One of the key parties in the Terria consortium seeking to bid for the national broadband network grant has withdrawn from the process, delivering a severe blow to the federal government's A$4.7 billion tender.
Telecom New Zealand, the second-largest company in the Terria consortium after Optus, has chosen to quit the bidding syndicate just six weeks before final submissions are due on November 26.
Terria is the only other main bidder against Telstra for the A$4.7 billion tender. The viability of the group, which warned on Tuesday it was facing funding issues, is key to the government's process as it provided pricing tension against Telstra.
The Australian arm of Telecom NZ, AAPT, is expected to announce its withdrawal today.
AAPT chief executive Paul Broad told The Australian Financial Review that the move was based on the company's decision not to invest its own money into the final project but that it should still allow Terria to proceed with its tender.
"It's the right time because we are at the point where people have to put money into the bid process, and we're not going to be doing that," Broad said.
He said the ownership of the network "was of secondary importance" to AAPT and that the group's resignation from Terria should allow him to "speak more independently about the regulatory process".
The move by AAPT comes just a day after Terria chairman Michael Simmons revealed the consortium was considering an alternative funding model because the global financial crisis had made debt harder to access.
Both Telstra and Terria have also warned that the rapid fall in the Australian currency in the past two months could impact their funding plans for the project, which could total A$15 billion.
But Communications Minister Stephen Conroy played down the funding concerns of the bidders yesterday, saying they were simply part of the "robust debate" ahead of the bidding deadline.
"It's too early to suggest that people will not bid on the basis of what's happened over the last few weeks," he said.
Senator Conroy also said the government would continue to consider a structural separation for the winner of the tender, a suggestion that has enraged Telstra.
Senator Conroy's comments followed the release of the report from the Regional Telecommunications Independent Review Committee, which again called for debate over structural separation.
"It should be debated openly and effectively, the Australian Competition and Consumer Commission and other regulators are given powers that are necessary to act," committee chairman Bill Glasson said.
"Let's decide whether operational separation is the way to go, whether it's functional separation or whether it's structural separation, but that's a debate that needs to be had," he said.
Senator Conroy said he would not reveal the government's position on structural separation until after the bids had been submitted.

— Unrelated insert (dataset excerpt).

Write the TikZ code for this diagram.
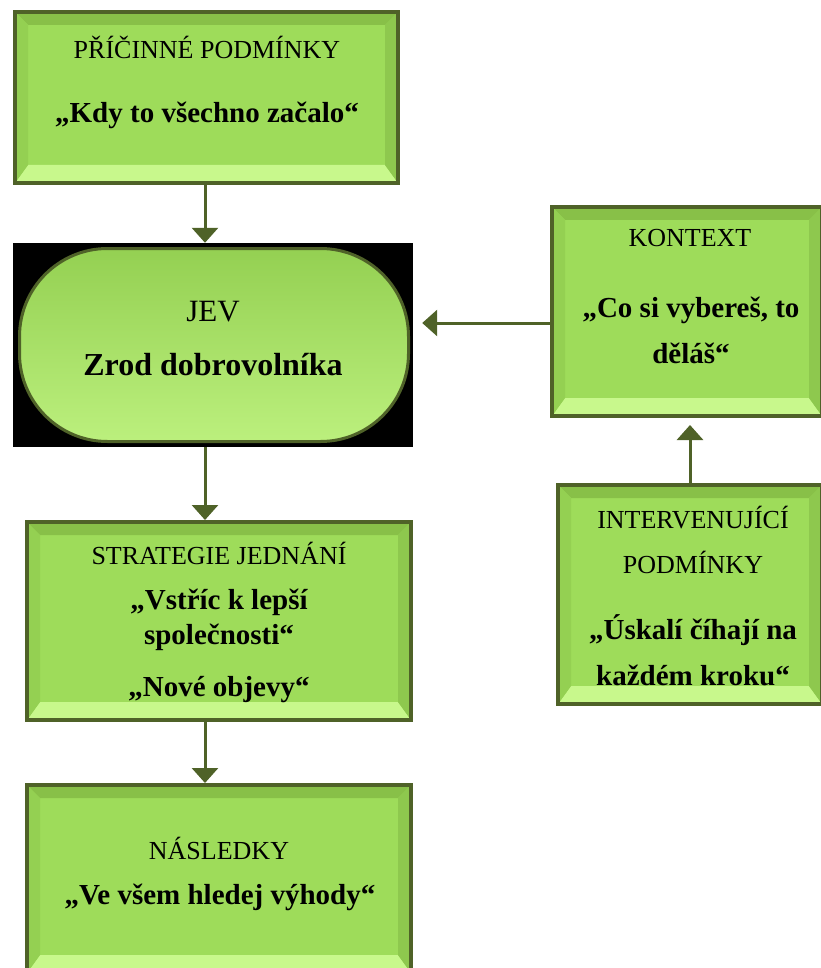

But Telstra has said it did not plan to bid if structural separation was part of the conditions.
"The recommendations that the report makes will only increase the divide between regional and city telecommunications - something that Telstra has actively worked against for the past decade," Telstra Country Wide group managing director Geoff Booth said.
The government is reviewing the report and is yet to make decisions on the recommendations.